Invasores de Brasília

Quando criança eu sempre fui (e ainda sou) uma negação absoluta em esportes. Nos times de futebol da escola eu era sempre o último a ser escolhido. Pelada na rua para mim não existia. Da mesma forma, soltar pipa, correr atrás de balão, jogar bola de gude, brincar de pique ou outra atividade que exigisse um pouco de esforço físico era um suplício. Talvez eu esteja exagerando os fatos, visto que eu até gostava de brincar de pique. Mas não era bom nisso. Nem um pouco.

Meus passatempos seguiam a linha intelectual. Gostava de ler, gostava de jogos de estratégia, gostava de filmes. Minha infância e, certamente, meu futuro, pareciam fadados ao mundo dos nerds, onde reflexos rápidos e coordenação motora davam lugar a raciocínio detalhado e planejamento calculista.

Em uma semana de férias, tudo mudaria.

No verão de 198..., meus primos mais velhos vieram da capital passar uns dias no Rio de Janeiro. Sem conhecer ninguém por aqui e tendo como companhia apenas um pirralho CDF que não jogava bola, eles rapidamente se entediaram. E perguntaram: "onde tem um fliperama por aqui?". Fliperama. Palavra mágica que eu nunca tinha ouvido falar, coisa de primo mais velho que entende das coisas de uma forma que você sente inveja quando é criança.

Eu não fazia a menor idéia de onde havia um fli-pe-ra-ma pelas redondezas. Mas meu pai sabia (não me pergunte como). Havia um fli-pe-ra-ma a três quarteirões de casa e ele explicou o caminho para meus primos.

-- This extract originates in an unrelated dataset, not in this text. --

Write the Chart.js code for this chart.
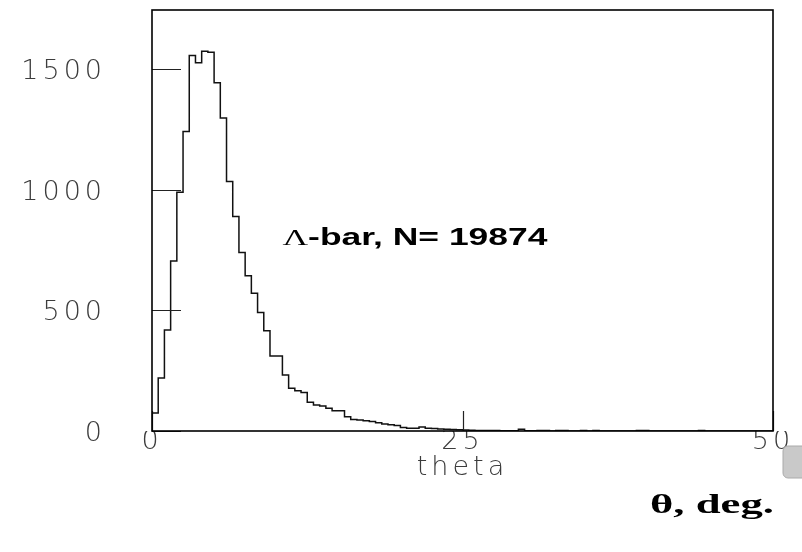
<!DOCTYPE html>
<html>
<head>
<meta charset="utf-8">
<script src="https://cdn.jsdelivr.net/npm/chart.js@4.4.1/dist/chart.umd.min.js"></script>
<style>
  html, body { margin: 0; padding: 0; background: #fff; }
  #wrap { width: 802px; height: 552px; position: relative; }
</style>
</head>
<body>
<div id="wrap"><canvas id="myChart"></canvas></div>
<script>
// theta histogram, 0.5 deg bins from 0 to 50
var binWidth = 0.5;
var counts = [
  75, 220, 419, 705, 990, 1241, 1556, 1526, 1574, 1570,
  1443, 1297, 1034, 889, 740, 643, 571, 491, 416, 311,
  311, 232, 177, 167, 160, 119, 108, 104, 94, 84,
  84, 59, 48, 46, 43, 39, 34, 29, 26, 23,
  15, 11, 11, 17, 11, 10, 8, 7, 6, 5,
  4, 3, 2, 2, 2, 2, 1, 1, 1, 7,
  1, 1, 2, 2, 0, 2, 2, 0, 0, 2,
  0, 2, 0, 0, 0, 0, 0, 0, 2, 2,
  0, 0, 0, 0, 0, 0, 0, 0, 2, 0,
  0, 0, 0, 0, 0, 0, 0, 0, 0, 0
];
var xTicks = [0, 25, 50];
var yTicks = [0, 500, 1000, 1500];
var xMax = 50;
var yMax = 1745;
var xTitle = "theta";
var unitLabel = "\u03b8, deg.";
var histName = "\u039b";
var histInfo = "-bar, N= 19874";
var infoPos = { x: 10.5, y: 772 };

// bin left edges -> step points, closing point at the right edge
var points = [];
for (var i = 0; i < counts.length; i++) {
  points.push({ x: i * binWidth, y: counts[i] });
}
points.push({ x: counts.length * binWidth, y: 0 });

var tickFont = { family: "DejaVu Sans", size: 27, weight: "200" };

// text stretched to a given width
function wideText(ctx, parts, x, y, width) {
  var total = 0;
  parts.forEach(function (p) {
    ctx.font = p.font;
    total += ctx.measureText(p.text).width;
  });
  var sx = width / total;
  ctx.save();
  ctx.translate(x, y);
  ctx.scale(sx, 1);
  var cx = 0;
  parts.forEach(function (p) {
    ctx.font = p.font;
    ctx.fillText(p.text, cx, 0);
    cx += ctx.measureText(p.text).width;
  });
  ctx.restore();
}

var frameAndText = {
  id: "frameAndText",
  beforeDraw: function (chart) {
    chart.ctx.letterSpacing = "4px";
  },
  afterDraw: function (chart) {
    var ctx = chart.ctx;
    var a = chart.chartArea;
    var xs = chart.scales.x;
    var ys = chart.scales.y;
    ctx.save();
    ctx.letterSpacing = "0px";

    // short ticks inside the frame
    ctx.strokeStyle = "#222";
    ctx.lineWidth = 1.2;
    ctx.beginPath();
    yTicks.forEach(function (v) {
      var y = Math.round(ys.getPixelForValue(v)) + 0.5;
      ctx.moveTo(a.left, y);
      ctx.lineTo(a.left + 29, y);
    });
    xTicks.forEach(function (v) {
      var x = Math.round(xs.getPixelForValue(v)) + 0.5;
      ctx.moveTo(x, a.bottom);
      ctx.lineTo(x, a.bottom - 20);
    });
    ctx.stroke();

    // frame
    ctx.strokeStyle = "#000";
    ctx.lineWidth = 1.6;
    ctx.strokeRect(a.left, a.top, a.right - a.left, a.bottom - a.top);

    // histogram caption
    ctx.fillStyle = "#000";
    ctx.textBaseline = "alphabetic";
    ctx.textAlign = "left";
    wideText(ctx, [
      { text: histName, font: "24px 'Liberation Serif'" },
      { text: histInfo, font: "bold 24px 'Liberation Sans'" }
    ], xs.getPixelForValue(infoPos.x), ys.getPixelForValue(infoPos.y), 265);

    // unit label under the axis
    wideText(ctx, [{ text: unitLabel, font: "bold 28px 'Liberation Serif'" }], 650, 513, 124);

    // grey handle at the right edge
    ctx.fillStyle = "#c9c9c9";
    ctx.strokeStyle = "#aaa";
    ctx.lineWidth = 1;
    ctx.beginPath();
    ctx.roundRect(783, 446, 26, 32, 5);
    ctx.fill();
    ctx.stroke();
    ctx.restore();
  }
};

var ctx = document.getElementById("myChart").getContext("2d");
var myChart = new Chart(ctx, {
  type: "line",
  data: {
    datasets: [
      {
        data: points,
        stepped: true,
        borderColor: "#111",
        borderWidth: 1.5,
        pointRadius: 0,
        fill: false,
      },
    ],
  },
  options: {
    responsive: true,
    maintainAspectRatio: false,
    animation: false,
    layout: { padding: { top: 10, right: 29, left: 0, bottom: 0 } },
    plugins: {
      legend: { display: false },
      tooltip: { enabled: false },
    },
    scales: {
      x: {
        type: "linear",
        min: 0,
        max: xMax,
        grid: { display: false, drawTicks: false },
        border: { display: false },
        afterBuildTicks: function (s) {
          s.ticks = xTicks.map(function (v) { return { value: v }; });
        },
        afterFit: function (s) { s.height = 121; },
        ticks: {
          color: "#3c3c3c",
          font: tickFont,
          padding: -5,
          maxRotation: 0,
          callback: function (v) { return String(v); },
        },
        title: {
          display: true,
          text: xTitle,
          color: "#3c3c3c",
          font: tickFont,
          padding: { top: 0, bottom: 68 },
        },
      },
      y: {
        min: 0,
        max: yMax,
        grid: {
          display: true,
          drawOnChartArea: false,
          drawTicks: true,
          tickLength: 46,
          tickColor: "rgba(0,0,0,0)",
        },
        border: { display: false },
        afterBuildTicks: function (s) {
          s.ticks = yTicks.map(function (v) { return { value: v }; });
        },
        afterFit: function (s) {
          s.width = 152;
          s.paddingTop = 0;
          s.paddingBottom = 0;
        },
        ticks: {
          color: "#3c3c3c",
          font: tickFont,
          padding: 0,
          labelOffset: 3,
          callback: function (v) { return String(v); },
        },
      },
    },
  },
  plugins: [frameAndText],
});
</script>
</body>
</html>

Fui aconselhado a ir junto, porque eles poderiam se perder. Eu estava pela primeira vez me aventurando a pé a uma distância que nunca tinha ido e supostamente seria o guia da jornada. Claro, por que não?

O lugar era escuro. Luzes coloridas piscavam intermitentemente de máquinas estranhas espalhadas nas paredes. A cacofonia de sons digitais alienígenas para mim preenchia todo o ambiente. Uma overdose sensorial atingiu-me no peito e um frio desceu pela barriga. Garotos muito mais velhos do que eu se concentravam diante de suas telas, alheio a mim ou aos meus primos. Formavam uma confraria muda e mútua. Que novo mundo era aquele? Como eram suas regras? Eu conseguiria participar?

Space Invaders O primo mais velho curtia máquinas de Pinball. O outro já havia superado os "joguinhos" em 2D e estava experimentando algo mais "3D", um jogo que dava a ilusão de perspectiva. Fui ensinado como jogar Pac-Man e Space Invaders, mas o segundo se tornou meu favorito. Legiões de naves extraterrestres desciam implacavelmente em minha direção e eu atirava em total desespero para preservar minhas vidas, minhas fichas e o pouco dinheiro que meu pai tinha dado. Minhas jovens retinas se deliciavam com o fluxo contínuo de desafios, com a novidade, com o movimento. Voltei lá outras duas vezes, com meus primos. Sempre ia na máquina de Space Invaders.

Depois meus primos aprenderam a ir sozinhos e meu pai não queria que eu ficasse gastando dinheiro para enriquecer o dono da loja. Depois meus primos voltaram para Brasília. E eu nunca mais pisei no fli-pe-ra-ma.

Mas o estrago tinha sido feito. O vírus mental dos jogos eletrônicos havia entrado em meu sistema, para nunca mais sair. Tinha descoberto que existem outras formas de diversão e socialização além daquelas que as gerações anteriores haviam criado. Um novo milênio se aproximava a passos inexoráveis, uma nova indústria se agigantava com fome de angariar milhões de dólares em todo o mundo, uma força tecnológica que alteraria a face do planeta estava descendo do alto da tela em direção a um futuro que não tinha defesas.

Foram poucas horas de minha vida aquelas passadas no escuro com os invasores do espaço. Horas que se transformaram em décadas.

(P.S.: Em outra ocasião, meus primos também me influenciaram a gostar de quadrinhos de super-heróis e só não me apresentaram ao Rock and Roll porque minha avó já havia feito isso, anos antes, com um disco dos Beatles).